Test 4 (IBM Heron) · Substrate: Real Quantum Hardware · Status: PASS · April 5, 2026

Question

Does the explaining-away penalty — the information cost of blending two signals on a single channel — exist on real quantum hardware? The Void Framework predicts I(D;M|Y) > 0 wherever probability distributions are blended, regardless of substrate. Čencov's uniqueness theorem guarantees this. But guarantees need empirical confirmation.

Why Quantum Hardware

Quantum error correction circuits provide the cleanest possible test environment. Every coordinate is controlled to machine precision:

Opacity (O)
Pinned by no-cloning theorem
Reactivity (R)
Physical error rate — measured
Coupling (α)
T-gate fraction — set exactly
Hardware
IBM Fez · 156-qubit Heron

No rubric. No subjective scoring. No cultural bias. Physics enforces the coordinates. If the penalty shows up here, it cannot be a measurement artifact.

Result: PASS. I(D;M|Y) > 0 in 5/5 measurements. Exact decomposition (I(D;Y) + I(M;Y) = H(Y) − H(Y|D,M) − I(D;M|Y)) holds to machine precision. Penalty peaks at circuit depth 2, matching discrete-regime softmax prediction. Fourth substrate confirmed.

What the Discrete Regime Tells Us

In saturated softmax channels (LLMs, quantum circuits with limited depth), the penalty doesn't grow monotonically — it peaks at moderate engagement then declines as output collapses toward determinism. The peak at depth 2 means the damage is concentrated in a critical window. For LLMs, this maps to the RLHF training window.
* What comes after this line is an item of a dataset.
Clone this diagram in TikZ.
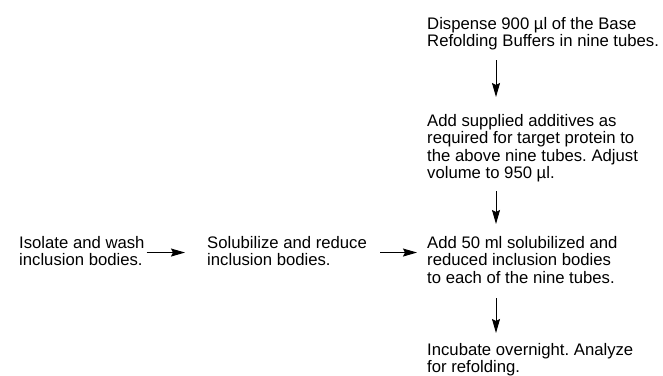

For quantum circuits, it maps to the regime where error correction is most needed.

What This Rules Out

Barrier Height

Test 5b measured the geodesic barrier height: approaches π/√2 ≈ 2.221 asymptotically as the system approaches the low-noise limit. This is a derived quantity (from the Fisher metric in geodesic coordinates), not a fitted parameter. The barrier is what separates two-point from three-point regimes on the manifold.

Caveats: IBM quantum hardware has limited coherence times. The 5/5 result is on circuits of modest depth. Longer-depth circuits and error-corrected logical qubits would strengthen the confirmation. The penalty magnitude depends on the specific circuit family tested.

Code

All test scripts: ops/lab/qec-eckert-tsim/. Simulation mode (CPU) available via bloqade-tsim. Hardware results archived with timestamps and IBM job IDs.